#### Exercise inputs:
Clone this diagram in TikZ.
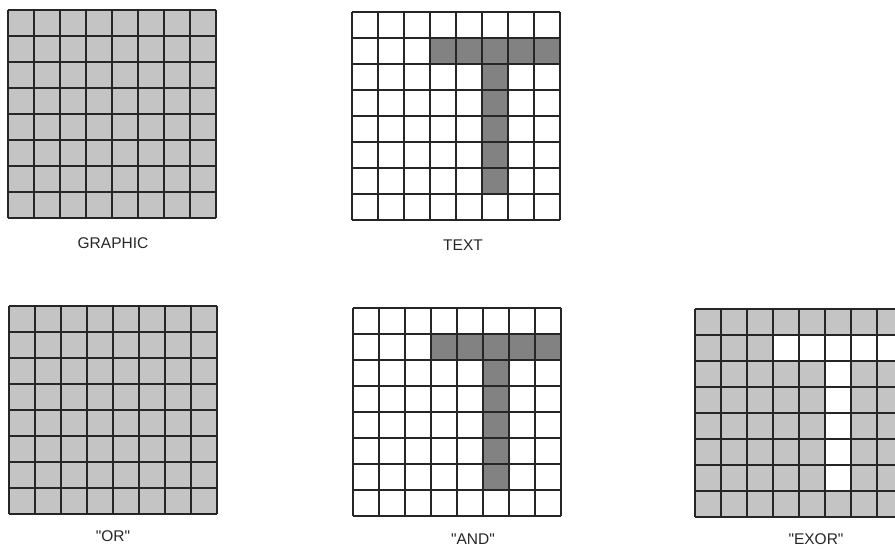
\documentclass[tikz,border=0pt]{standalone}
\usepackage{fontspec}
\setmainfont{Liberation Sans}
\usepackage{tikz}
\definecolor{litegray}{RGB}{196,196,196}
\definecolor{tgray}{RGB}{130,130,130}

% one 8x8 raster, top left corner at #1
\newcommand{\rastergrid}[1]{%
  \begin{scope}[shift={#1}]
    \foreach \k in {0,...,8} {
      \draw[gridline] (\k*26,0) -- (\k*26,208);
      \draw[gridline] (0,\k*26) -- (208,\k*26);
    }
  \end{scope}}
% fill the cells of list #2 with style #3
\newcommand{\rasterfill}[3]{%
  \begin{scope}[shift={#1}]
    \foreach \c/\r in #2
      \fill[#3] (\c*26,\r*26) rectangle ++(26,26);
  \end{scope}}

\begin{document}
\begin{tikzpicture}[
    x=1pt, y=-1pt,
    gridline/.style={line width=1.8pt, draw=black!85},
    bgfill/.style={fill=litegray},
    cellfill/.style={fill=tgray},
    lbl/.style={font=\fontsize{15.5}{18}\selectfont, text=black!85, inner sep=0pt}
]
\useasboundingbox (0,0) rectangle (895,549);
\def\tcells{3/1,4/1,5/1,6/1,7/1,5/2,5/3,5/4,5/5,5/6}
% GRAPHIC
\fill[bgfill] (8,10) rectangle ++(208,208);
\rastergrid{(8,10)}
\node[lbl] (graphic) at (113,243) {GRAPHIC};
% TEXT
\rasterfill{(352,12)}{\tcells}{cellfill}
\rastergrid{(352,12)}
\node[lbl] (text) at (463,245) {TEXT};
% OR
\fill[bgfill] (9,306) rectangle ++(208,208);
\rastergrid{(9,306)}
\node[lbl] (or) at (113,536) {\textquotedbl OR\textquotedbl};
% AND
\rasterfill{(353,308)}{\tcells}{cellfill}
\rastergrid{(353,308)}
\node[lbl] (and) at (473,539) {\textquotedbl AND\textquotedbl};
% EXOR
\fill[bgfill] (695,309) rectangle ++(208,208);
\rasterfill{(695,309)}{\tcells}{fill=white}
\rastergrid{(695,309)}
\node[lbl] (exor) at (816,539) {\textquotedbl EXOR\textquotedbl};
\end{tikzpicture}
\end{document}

==

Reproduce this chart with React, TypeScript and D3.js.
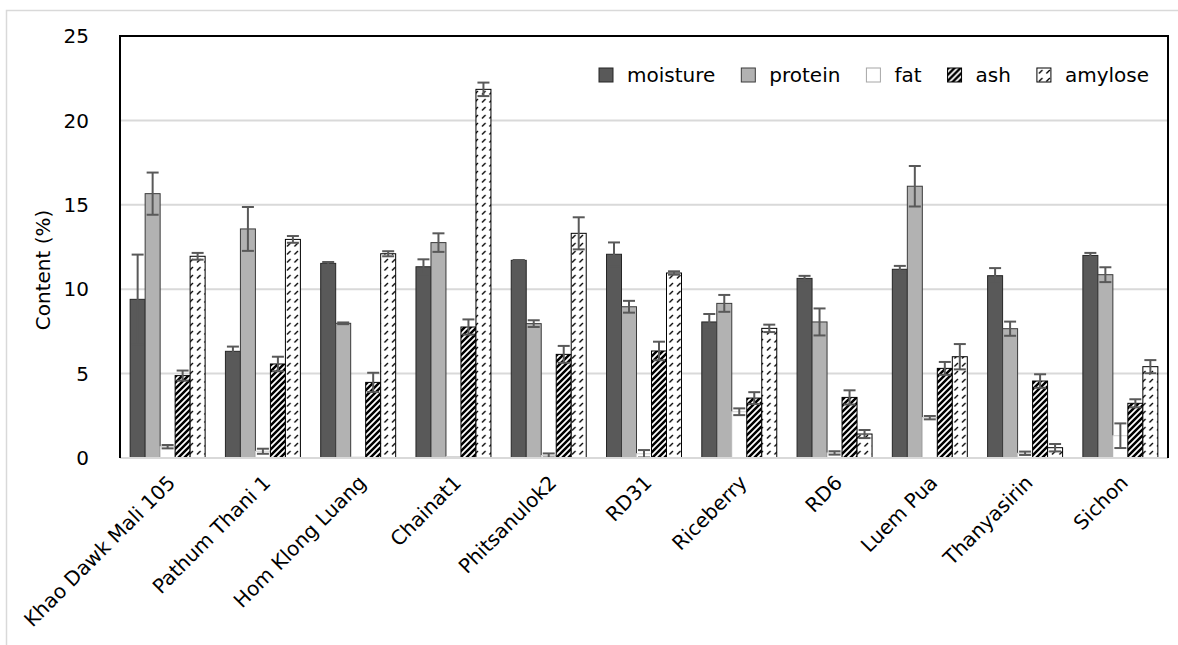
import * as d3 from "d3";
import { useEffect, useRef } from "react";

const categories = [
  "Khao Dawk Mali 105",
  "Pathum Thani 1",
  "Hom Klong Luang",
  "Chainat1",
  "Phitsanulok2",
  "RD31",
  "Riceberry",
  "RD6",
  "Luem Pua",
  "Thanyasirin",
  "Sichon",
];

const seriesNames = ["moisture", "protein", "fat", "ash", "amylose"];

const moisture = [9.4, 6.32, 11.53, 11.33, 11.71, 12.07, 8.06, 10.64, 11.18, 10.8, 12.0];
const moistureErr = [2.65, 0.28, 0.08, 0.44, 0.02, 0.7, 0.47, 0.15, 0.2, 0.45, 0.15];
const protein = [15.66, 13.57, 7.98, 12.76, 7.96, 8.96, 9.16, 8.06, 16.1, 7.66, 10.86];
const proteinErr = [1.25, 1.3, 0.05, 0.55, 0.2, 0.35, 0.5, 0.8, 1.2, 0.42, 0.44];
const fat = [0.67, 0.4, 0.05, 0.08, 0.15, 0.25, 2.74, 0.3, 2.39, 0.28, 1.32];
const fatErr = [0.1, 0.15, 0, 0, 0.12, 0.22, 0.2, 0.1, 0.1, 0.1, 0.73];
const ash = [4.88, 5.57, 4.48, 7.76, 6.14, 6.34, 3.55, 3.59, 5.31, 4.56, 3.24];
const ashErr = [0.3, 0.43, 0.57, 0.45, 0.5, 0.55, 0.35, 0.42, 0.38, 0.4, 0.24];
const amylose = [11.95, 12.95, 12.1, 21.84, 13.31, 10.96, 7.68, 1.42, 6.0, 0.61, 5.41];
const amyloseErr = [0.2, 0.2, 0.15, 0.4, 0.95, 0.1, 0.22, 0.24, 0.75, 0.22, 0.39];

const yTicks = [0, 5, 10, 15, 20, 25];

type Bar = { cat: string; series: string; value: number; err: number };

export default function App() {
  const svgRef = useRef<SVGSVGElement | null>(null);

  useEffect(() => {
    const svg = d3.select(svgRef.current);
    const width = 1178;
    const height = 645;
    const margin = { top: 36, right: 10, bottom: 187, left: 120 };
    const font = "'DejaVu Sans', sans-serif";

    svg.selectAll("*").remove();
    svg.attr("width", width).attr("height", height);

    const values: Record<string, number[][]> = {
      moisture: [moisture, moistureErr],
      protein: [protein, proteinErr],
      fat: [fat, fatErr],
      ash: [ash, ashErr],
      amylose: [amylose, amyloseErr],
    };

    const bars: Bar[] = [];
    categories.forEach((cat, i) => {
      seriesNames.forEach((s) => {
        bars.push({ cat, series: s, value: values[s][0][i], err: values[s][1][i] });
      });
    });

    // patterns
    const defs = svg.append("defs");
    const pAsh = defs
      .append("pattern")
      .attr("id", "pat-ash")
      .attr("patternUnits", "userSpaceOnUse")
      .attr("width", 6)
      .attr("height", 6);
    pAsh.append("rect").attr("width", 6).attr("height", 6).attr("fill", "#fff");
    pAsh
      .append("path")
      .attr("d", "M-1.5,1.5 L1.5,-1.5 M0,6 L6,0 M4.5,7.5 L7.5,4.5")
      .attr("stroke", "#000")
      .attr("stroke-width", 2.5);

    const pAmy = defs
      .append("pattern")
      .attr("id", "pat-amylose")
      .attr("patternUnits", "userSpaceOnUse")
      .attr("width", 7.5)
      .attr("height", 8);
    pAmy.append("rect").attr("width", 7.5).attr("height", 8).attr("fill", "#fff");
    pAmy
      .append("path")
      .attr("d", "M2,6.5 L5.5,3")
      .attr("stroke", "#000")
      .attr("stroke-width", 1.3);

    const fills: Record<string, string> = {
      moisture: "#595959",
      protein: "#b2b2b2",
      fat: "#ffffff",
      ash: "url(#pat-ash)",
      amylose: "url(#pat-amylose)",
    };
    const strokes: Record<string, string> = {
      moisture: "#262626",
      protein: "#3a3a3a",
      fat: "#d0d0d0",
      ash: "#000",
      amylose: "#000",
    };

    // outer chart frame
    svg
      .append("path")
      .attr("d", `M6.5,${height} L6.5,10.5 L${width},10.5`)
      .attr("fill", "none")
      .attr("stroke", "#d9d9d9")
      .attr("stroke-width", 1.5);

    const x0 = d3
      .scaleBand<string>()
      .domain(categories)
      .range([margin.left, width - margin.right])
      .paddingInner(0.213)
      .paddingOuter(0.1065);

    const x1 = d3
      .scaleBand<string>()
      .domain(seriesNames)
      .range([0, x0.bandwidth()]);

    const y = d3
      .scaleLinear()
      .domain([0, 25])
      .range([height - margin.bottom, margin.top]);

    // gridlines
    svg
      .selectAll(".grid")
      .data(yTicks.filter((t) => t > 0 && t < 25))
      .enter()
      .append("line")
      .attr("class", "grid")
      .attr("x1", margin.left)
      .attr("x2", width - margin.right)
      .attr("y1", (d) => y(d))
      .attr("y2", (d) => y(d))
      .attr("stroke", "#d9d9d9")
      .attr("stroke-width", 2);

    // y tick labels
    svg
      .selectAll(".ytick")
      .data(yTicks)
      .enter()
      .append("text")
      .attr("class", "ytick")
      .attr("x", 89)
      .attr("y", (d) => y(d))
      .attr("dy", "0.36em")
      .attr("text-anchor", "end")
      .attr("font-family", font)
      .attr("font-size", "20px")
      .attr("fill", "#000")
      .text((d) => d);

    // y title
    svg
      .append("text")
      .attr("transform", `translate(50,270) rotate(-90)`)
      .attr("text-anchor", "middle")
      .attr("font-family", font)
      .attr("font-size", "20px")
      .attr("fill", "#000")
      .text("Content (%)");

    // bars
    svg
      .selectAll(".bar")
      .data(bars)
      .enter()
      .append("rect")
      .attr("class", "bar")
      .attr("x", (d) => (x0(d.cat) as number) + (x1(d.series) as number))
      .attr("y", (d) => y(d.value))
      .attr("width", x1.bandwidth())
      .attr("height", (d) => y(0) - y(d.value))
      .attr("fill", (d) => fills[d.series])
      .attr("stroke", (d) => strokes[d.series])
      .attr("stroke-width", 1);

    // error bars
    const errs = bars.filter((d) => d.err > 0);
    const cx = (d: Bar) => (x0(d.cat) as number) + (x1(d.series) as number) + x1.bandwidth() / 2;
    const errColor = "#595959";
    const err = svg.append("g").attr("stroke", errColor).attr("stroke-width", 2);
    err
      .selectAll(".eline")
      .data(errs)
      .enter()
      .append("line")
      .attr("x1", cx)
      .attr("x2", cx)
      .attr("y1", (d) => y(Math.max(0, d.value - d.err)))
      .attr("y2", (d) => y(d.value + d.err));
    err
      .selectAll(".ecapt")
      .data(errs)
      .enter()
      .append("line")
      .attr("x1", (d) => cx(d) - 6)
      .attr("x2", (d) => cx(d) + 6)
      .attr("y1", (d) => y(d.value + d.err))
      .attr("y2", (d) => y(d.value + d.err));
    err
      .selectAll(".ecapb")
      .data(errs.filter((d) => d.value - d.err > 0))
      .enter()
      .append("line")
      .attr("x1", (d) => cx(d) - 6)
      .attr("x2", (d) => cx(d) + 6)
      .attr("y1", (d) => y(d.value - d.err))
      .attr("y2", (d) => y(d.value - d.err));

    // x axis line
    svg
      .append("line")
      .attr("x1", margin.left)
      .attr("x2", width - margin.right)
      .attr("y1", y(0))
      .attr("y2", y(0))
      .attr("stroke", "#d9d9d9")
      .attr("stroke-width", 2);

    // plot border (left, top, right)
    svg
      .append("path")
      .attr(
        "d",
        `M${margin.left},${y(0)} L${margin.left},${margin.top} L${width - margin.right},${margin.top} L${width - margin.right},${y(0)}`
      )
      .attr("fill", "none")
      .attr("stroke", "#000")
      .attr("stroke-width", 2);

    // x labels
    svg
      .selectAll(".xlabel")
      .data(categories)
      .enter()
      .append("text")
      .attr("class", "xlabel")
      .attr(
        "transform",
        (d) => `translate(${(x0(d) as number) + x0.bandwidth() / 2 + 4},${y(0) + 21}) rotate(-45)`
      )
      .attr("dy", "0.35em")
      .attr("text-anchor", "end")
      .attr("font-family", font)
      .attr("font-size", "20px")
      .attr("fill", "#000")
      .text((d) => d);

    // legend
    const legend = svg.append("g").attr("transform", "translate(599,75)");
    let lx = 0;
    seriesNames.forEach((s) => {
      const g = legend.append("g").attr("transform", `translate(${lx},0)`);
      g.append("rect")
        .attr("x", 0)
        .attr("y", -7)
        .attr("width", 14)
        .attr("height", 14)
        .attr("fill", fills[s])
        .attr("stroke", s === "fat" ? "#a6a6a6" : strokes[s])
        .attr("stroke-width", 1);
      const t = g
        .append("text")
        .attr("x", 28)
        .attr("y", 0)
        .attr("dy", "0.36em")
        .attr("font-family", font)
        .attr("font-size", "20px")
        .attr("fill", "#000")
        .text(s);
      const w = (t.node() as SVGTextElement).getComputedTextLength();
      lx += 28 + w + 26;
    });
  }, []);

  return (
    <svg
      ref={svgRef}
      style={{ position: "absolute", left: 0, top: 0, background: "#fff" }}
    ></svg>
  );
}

#### Aim:
Report only the number of lines in the records that include the word "chart".

#### Answer for this exercise:
2